The World War One Hall of Memories includes a memorial sanctuary which is used significantly for commemoration.
New Zealand sent more men to fight in the First World War, per head of population, than any other nation. 18,166 New Zealanders died from a country of only one million.
The grieving was made harder for New Zealand families because nearly all those killed were buried overseas. 5,325 New Zealand soldiers almost a third of all those killed - have no known grave. Families therefore had nowhere to focus their grief and say goodbye to their loved ones.
For this reason, a large number of war memorials were built around New Zealand, which acted as symbolic graveyards for grieving families. But New Zealand was also very proud of the bravery of our diggers and wanted to celebrate their heroism. Thus war memorials came to fill an uneasy dual role, at once glorifying war as heroic and yet bemoaning the waste of human life.
The Roll of Honour is engraved in white Sicilian marble slabs on the wall encircling the top floor. The letters have been cut into the face of the marble and inset with bronze leaf. The marble used for the Roll of Honour was imported in rough hewn, unfinished blocks in order to provide employment for New Zealand workers and save on duty tax.
Two large leather-bound volumes on either side of the altar, also contain the Auckland Roll of Honour. The pages are turned every month. The leaves of these volumes are made of vellum. Whereas only surnames and initials were used in the engraved Roll of Honour, the book form contains the Christian name of each man, his regimental number, unit, rank, honours, and next of kin. Major P. B. Greenhough painstakingly handwrote the Roll.

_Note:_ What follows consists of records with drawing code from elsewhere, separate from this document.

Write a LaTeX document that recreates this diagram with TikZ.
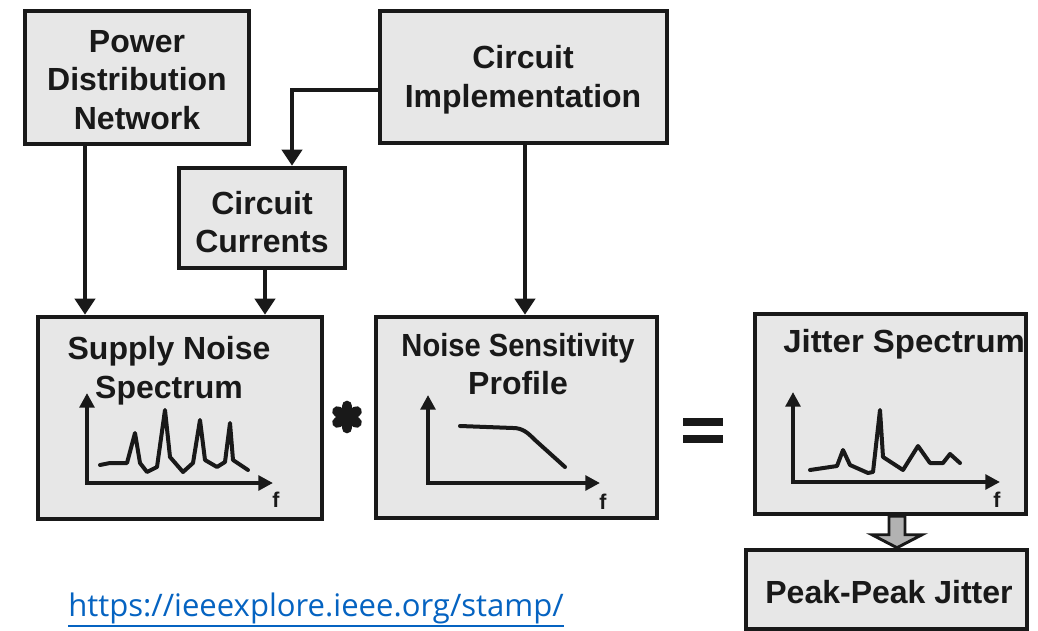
\documentclass[tikz,border=0pt]{standalone}
\usepackage{graphicx}
\usepackage{fontspec}
\setmainfont{Liberation Sans}
\newfontfamily\urlfont{Open Sans}
\usetikzlibrary{arrows.meta,calc}
\definecolor{boxfill}{RGB}{231,231,231}
\definecolor{ink}{RGB}{25,25,25}
\definecolor{linkblue}{RGB}{5,99,193}
\begin{document}
\begin{tikzpicture}[x=0.75pt,y=-0.75pt,
  box/.style={draw=ink,fill=boxfill,line width=3.4pt,inner sep=0pt},
  lbl/.style={font=\bfseries\fontsize{24}{29}\selectfont,align=center,text=ink,inner sep=0pt},
  conn/.style={draw=ink,line width=2.8pt,-{Triangle[length=12pt,width=15pt]}},
  axis/.style={draw=ink,line width=2.8pt,{Triangle[length=11pt,width=11pt]}-{Triangle[length=11pt,width=11pt]}},
  curve/.style={draw=ink,line width=3pt,line join=round,line cap=round},
  flabel/.style={font=\bfseries\fontsize{16}{18}\selectfont,text=ink,inner sep=0pt}
]
\useasboundingbox (0,0) rectangle (1038,631);

% boxes
\node[box,minimum width=168pt,minimum height=99.75pt] (pdn) at (137,77.5) {};
\node[box,minimum width=215.25pt,minimum height=99pt] (ci) at (523.5,77) {};
\node[box,minimum width=124.5pt,minimum height=75pt] (cc) at (262,218) {};
\node[box,minimum width=213pt,minimum height=151.5pt] (sns) at (180,418) {};
\node[box,minimum width=210.75pt,minimum height=150.75pt] (nsp) at (516.5,417.5) {};
\node[box,minimum width=203.25pt,minimum height=150pt] (js) at (890.5,414) {};
\node[box,minimum width=210.75pt,minimum height=59.25pt] (ppj) at (886.5,589.5) {};

% labels
\node[lbl] (tpdn) at (137,80) {Power\\Distribution\\Network};
\node[lbl] (tci) at (523,80) {Circuit\\Implementation};
\node[lbl] (tcc) at (262,222) {Circuit\\Currents};
\node[lbl] (tsns) at (169,371) {Supply Noise\\Spectrum};
\node[lbl] (tnsp) at (518,364) {\scalebox{0.91}[1]{Noise Sensitivity}\\Profile};
\node[lbl,anchor=west] (tjs) at (783,344) {\scalebox{1.03}[1]{Jitter Spectrum}};
\node[lbl] (tppj) at (889,592) {Peak-Peak Jitter};

% connectors
\draw[conn] (pdn.south -| 85,0) -- (sns.north -| 85,0);
\draw[conn] (cc.south -| 265,0) -- (sns.north -| 265,0);
\draw[conn] (ci.south -| 525,0) -- (nsp.north -| 525,0);
\draw[conn] (ci.west |- 0,90) -| (cc.north -| 292,0);

% block arrow from jitter spectrum to peak-peak jitter
\coordinate (ba) at (js.south -| 897,0);
\coordinate (bb) at (ppj.north -| 897,0);
\draw[draw=ink,fill=gray!60,line width=2.2pt,line join=miter]
  ($(ba)+(-8,0)$) -- ($(ba)+(8,0)$) -- ($(bb)+(8,-13)$) -- ($(bb)+(25,-13)$) -- (bb)
  -- ($(bb)+(-25,-13)$) -- ($(bb)+(-8,-13)$) -- cycle;

% supply noise spectrum graph
\draw[axis] (87,393) -- (87,483) -- (273,483);
\draw[curve] (100,465) -- (110,463) -- (127,463) -- (135,433) -- (140,463) -- (147,472) -- (157,467)
  -- (165,410) -- (170,457) -- (183,472) -- (193,463) -- (200,420) -- (205,460) -- (217,467)
  -- (225,462) -- (230,423) -- (233,460) -- (248,470);
\node[flabel] (f1) at (276,500) {f};

% noise sensitivity profile graph
\draw[axis] (428,395) -- (428,483) -- (600,483);
\draw[curve] (460,426) -- (513,428) to[out=0,in=135] (535,440) -- (565,467);
\node[flabel] (f2) at (603,502) {f};

% jitter spectrum graph
\draw[axis] (793,392) -- (793,482) -- (1000,482);
\draw[curve] (810,470) -- (837,466) -- (843,450) -- (850,465) -- (868,473) -- (873,472) -- (880,410)
  -- (883,457) -- (903,470) -- (918,446) -- (930,463) -- (943,463) -- (950,454) -- (960,463);
\node[flabel] (f3) at (997,500) {f};

% operators
\foreach \a in {90,30,150}
  \draw[ink,line width=8pt,line cap=round] (347,417) ++(\a:-11) -- ++(\a:22);
\fill[ink] (683,418) rectangle (723,426);
\fill[ink] (683,435) rectangle (723,443);

% link
\node[anchor=base west,inner sep=0pt,text=linkblue,font=\urlfont\fontsize{23.3}{28}\selectfont] (url) at (68,616)
  {\vtop{\hbox{https://ieeexplore.ieee.org/stamp/}\kern1pt\hrule height 1.5pt}};
\end{tikzpicture}
\end{document}
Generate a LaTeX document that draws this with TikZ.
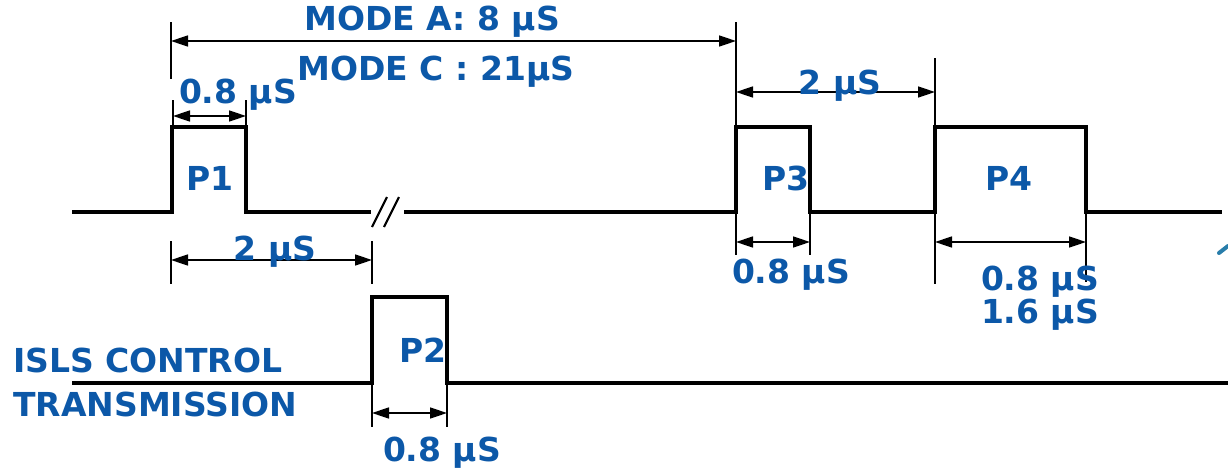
\documentclass[tikz,border=0pt]{standalone}
\usepackage{fontspec}
\setmainfont{DejaVu Sans}
\usetikzlibrary{arrows.meta}
\definecolor{lblue}{RGB}{12,88,168}
\definecolor{mblue}{RGB}{40,125,170}
\begin{document}
\begin{tikzpicture}[x=1pt,y=-1pt,
 sig/.style={line width=3.5pt, line join=miter},
 ext/.style={line width=1.6pt},
 brk/.style={line width=2.2pt},
 dim/.style={line width=1.6pt, {Triangle[length=17pt,width=11pt]}-{Triangle[length=17pt,width=11pt]}},
 lbl/.style={text=lblue, font=\fontsize{33}{35}\selectfont\bfseries, inner sep=0pt}]
\useasboundingbox (0,0) rectangle (1228,474);
% top waveform
\draw[sig] (72,212) -- (172,212) -- (172,127) -- (246,127) -- (246,212) -- (371,212);
\draw[sig] (404,212) -- (736,212) -- (736,127) -- (810,127) -- (810,212) -- (935,212) -- (935,127) -- (1086,127) -- (1086,212) -- (1222,212);
\draw[brk] (372,227) -- (387,197);
\draw[brk] (384,227) -- (399,197);
% bottom waveform
\draw[sig] (72,383) -- (372,383) -- (372,297) -- (447,297) -- (447,383) -- (1228,383);
% extension lines
\draw[ext] (171,22) -- (171,79);
\draw[ext] (736,22) -- (736,127);
\draw[ext] (935,58) -- (935,127);
\draw[ext] (173,100) -- (173,127);
\draw[ext] (246,100) -- (246,127);
\draw[ext] (171,241) -- (171,284);
\draw[ext] (372,241) -- (372,284);
\draw[ext] (736,212) -- (736,255);
\draw[ext] (810,212) -- (810,255);
\draw[ext] (935,212) -- (935,284);
\draw[ext] (1086,212) -- (1086,282);
\draw[ext] (372,383) -- (372,427);
\draw[ext] (447,383) -- (447,427);
% dimension anchors
\coordinate (mA1) at (171,41); \coordinate (mA2) at (736,41);
\coordinate (d21) at (736,92); \coordinate (d22) at (935,92);
\coordinate (p1a) at (173,116); \coordinate (p1b) at (246,116);
\coordinate (d11) at (171,260); \coordinate (d12) at (372,260);
\coordinate (p3a) at (736,242); \coordinate (p3b) at (810,242);
\coordinate (p4a) at (935,242); \coordinate (p4b) at (1086,242);
\coordinate (p2a) at (372,413); \coordinate (p2b) at (447,413);
\draw[dim] (mA1) -- (mA2);
\draw[dim] (d21) -- (d22);
\draw[dim] (p1a) -- (p1b);
\draw[dim] (d11) -- (d12);
\draw[dim] (p3a) -- (p3b);
\draw[dim] (p4a) -- (p4b);
\draw[dim] (p2a) -- (p2b);
% labels
\node[lbl] (modeA) at (432,22) {MODE A: 8 µS};
\node[lbl] (modeC) at (436,72) {MODE C : 21µS};
\node[lbl] (t08a) at (238,95) {0.8 µS};
\node[lbl] (t2a) at (840,86) {2 µS};
\node[lbl] (P1) at (210,178) {P1};
\node[lbl] (P3) at (786,178) {P3};
\node[lbl] (P4) at (1009,178) {P4};
\node[lbl] (t2b) at (275,252) {2 µS};
\node[lbl] (t08c) at (791,275) {0.8 µS};
\node[lbl] (t08d) at (1040,282) {0.8 µS};
\node[lbl] (t16) at (1040,315) {1.6 µS};
\node[lbl] (P2) at (423,350) {P2};
\node[lbl, anchor=west] (isls) at (13,360) {ISLS CONTROL};
\node[lbl, anchor=west] (trans) at (13,404) {TRANSMISSION};
\node[lbl] (t08b) at (442,453) {0.8 µS};
\draw[mblue, line width=4pt, line cap=round] (1219,253) -- (1228,246);
\end{tikzpicture}
\end{document}
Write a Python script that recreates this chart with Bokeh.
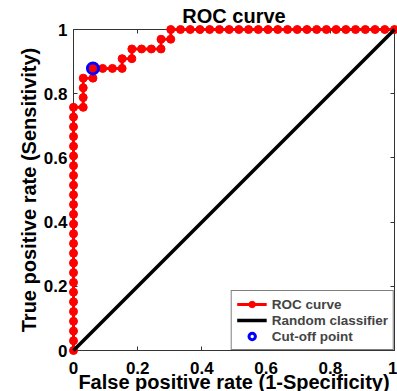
from bokeh.plotting import figure
from bokeh.models import Range1d, LinearAxis, FixedTicker, Legend, LegendItem
from bokeh.core.properties import value
from bokeh.embed import file_html
from bokeh.resources import INLINE

# ---- data ----
N_NEG = 33
N_POS = 33
roc_fp_count = [0, 0, 0, 0, 0, 0, 0, 0, 0, 0, 0, 0, 0, 0, 0, 0, 0, 0, 0, 0,
                0, 0, 0, 0, 0, 0,
                1, 1, 1, 1, 2, 2, 3, 4, 5, 5, 6, 6, 7, 8, 9, 9, 10, 10,
                11, 12, 13, 14, 15, 16, 17, 18, 19, 20, 21, 22, 23, 24, 25, 26,
                27, 28, 29, 30, 31, 32, 33]
roc_tp_count = [0, 1, 2, 3, 4, 5, 6, 7, 8, 9, 10, 11, 12, 13, 14, 15, 16, 17, 18, 19,
                20, 21, 22, 23, 24, 25,
                25, 26, 27, 28, 28, 29, 29, 29, 29, 30, 30, 31, 31, 31, 31, 32, 32, 33,
                33, 33, 33, 33, 33, 33, 33, 33, 33, 33, 33, 33, 33, 33, 33, 33,
                33, 33, 33, 33, 33, 33, 33]
cutoff_fp_count = [2]
cutoff_tp_count = [29]
random_x = [0, 1]
random_y = [0, 1]
tick_values = [0, 0.2, 0.4, 0.6, 0.8, 1]
tick_labels = ["0", "0.2", "0.4", "0.6", "0.8", "1"]
title_text = "ROC curve"
x_label = "False positive rate (1-Specificity)"
y_label = "True positive rate (Sensitivity)"

roc_fpr = [c / N_NEG for c in roc_fp_count]
roc_tpr = [c / N_POS for c in roc_tp_count]
cut_fpr = [c / N_NEG for c in cutoff_fp_count]
cut_tpr = [c / N_POS for c in cutoff_tp_count]

FONT = "Liberation Sans"
AX = "#333333"

p = figure(width=397, height=391, x_range=Range1d(0, 1), y_range=Range1d(0, 1),
           output_backend="svg", toolbar_location=None,
           min_border_left=73, min_border_right=3, min_border_top=29, min_border_bottom=41)
p.grid.visible = False
p.outline_line_color = None
p.background_fill_color = "white"

overrides = {v: l for v, l in zip(tick_values, tick_labels)}

def style_axis(ax, show_labels=True):
    ax.ticker = FixedTicker(ticks=tick_values)
    ax.axis_line_color = AX
    ax.axis_line_width = 1
    ax.major_tick_line_color = AX
    ax.major_tick_in = 4
    ax.major_tick_out = 0
    ax.minor_tick_line_color = None
    if show_labels:
        ax.major_label_overrides = overrides
        ax.major_label_text_font = FONT
        ax.major_label_text_font_style = "bold"
        ax.major_label_text_font_size = "17px"
        ax.major_label_text_color = "black"
        ax.axis_label_text_font = FONT
        ax.axis_label_text_font_style = "bold"
        ax.axis_label_text_font_size = "20px"
        ax.axis_label_text_color = "black"
    else:
        ax.major_label_text_font_size = "0px"
        ax.major_label_text_color = None
        ax.major_label_standoff = 0

for ax in p.xaxis:
    style_axis(ax)
    ax.major_label_standoff = 11
for ax in p.yaxis:
    style_axis(ax)
    ax.axis_label = y_label
    ax.major_label_standoff = 6
    ax.axis_label_standoff = 1

top_ax = LinearAxis()
style_axis(top_ax, show_labels=False)
p.add_layout(top_ax, "above")
right_ax = LinearAxis()
style_axis(right_ax, show_labels=False)
p.add_layout(right_ax, "right")

roc_line = p.line(roc_fpr, roc_tpr, line_color="red", line_width=3, level="overlay")
roc_pts = p.scatter(roc_fpr, roc_tpr, size=8, fill_color="red", line_color="red",
                    line_width=1, level="overlay")
diag = p.line(random_x, random_y, line_color="black", line_width=3.5, level="overlay")
cut = p.scatter(cut_fpr, cut_tpr, size=11, fill_color=None, line_color="blue",
                line_width=3, level="overlay")

# title and x-axis label as unclipped text glyphs just outside the frame
p.text(x=[0.5], y=[1], text=[title_text], text_align="center", text_baseline="alphabetic",
       y_offset=-14, text_font=value(FONT), text_font_style="bold",
       text_font_size="20px", text_color="black", level="overlay")
p.text(x=[0.5], y=[0], text=[x_label], text_align="center", text_baseline="alphabetic",
       y_offset=31, text_font=value(FONT), text_font_style="bold",
       text_font_size="20px", text_color="black", level="overlay")

legend = Legend(items=[LegendItem(label="ROC curve", renderers=[roc_line, roc_pts]),
                       LegendItem(label="Random classifier", renderers=[diag]),
                       LegendItem(label="Cut-off point", renderers=[cut])],
                location="bottom_right", margin=0, padding=5, spacing=0,
                glyph_width=30, glyph_height=16, label_height=16, label_standoff=5,
                label_text_font=FONT, label_text_font_style="bold",
                label_text_font_size="13.5px",
                border_line_color="black", border_line_width=1,
                background_fill_color="white", background_fill_alpha=1)
p.add_layout(legend)

open("out.html", "w").write(file_html(p, INLINE))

The Roll of Honour lists the names of all the servicemen and women killed who registered in the Auckland Province. Aucklanders who registered in another province will be represented on that province's War Memorial.
The shrine in the World War Sanctuary was designed by the architects Grierson, Aimer and Draffin. A bronze wreath of kawakawa leaves, (a symbol of mourning), with olive, poppy and rosemary surmounting a bronze tripod, was designed and executed from the architect drawings by the sculptor Richard O. Gross. The inscription reads "Kia Mate Toa", meaning "be strong in death" and it sits on a dais of blue Belgian marble (a black marble veined with white). Symbolising remembrance, pots of rosemary have been placed around the walls.
The flags in the World War One Sanctuary represent some of the Allied Nations during the First World War. Read about why some flags are included and others may appear to be missing here.
The spectacular stained glass lead light ceiling directly above the entrance foyer shows the Coat of Arms of all British Dominions and Colonies during the First World War.
Underneath the stained glass ceiling are golden badges of the units, regiments and corps in which men and women from the Auckland Province served. British badges acknowledge those who joined British units.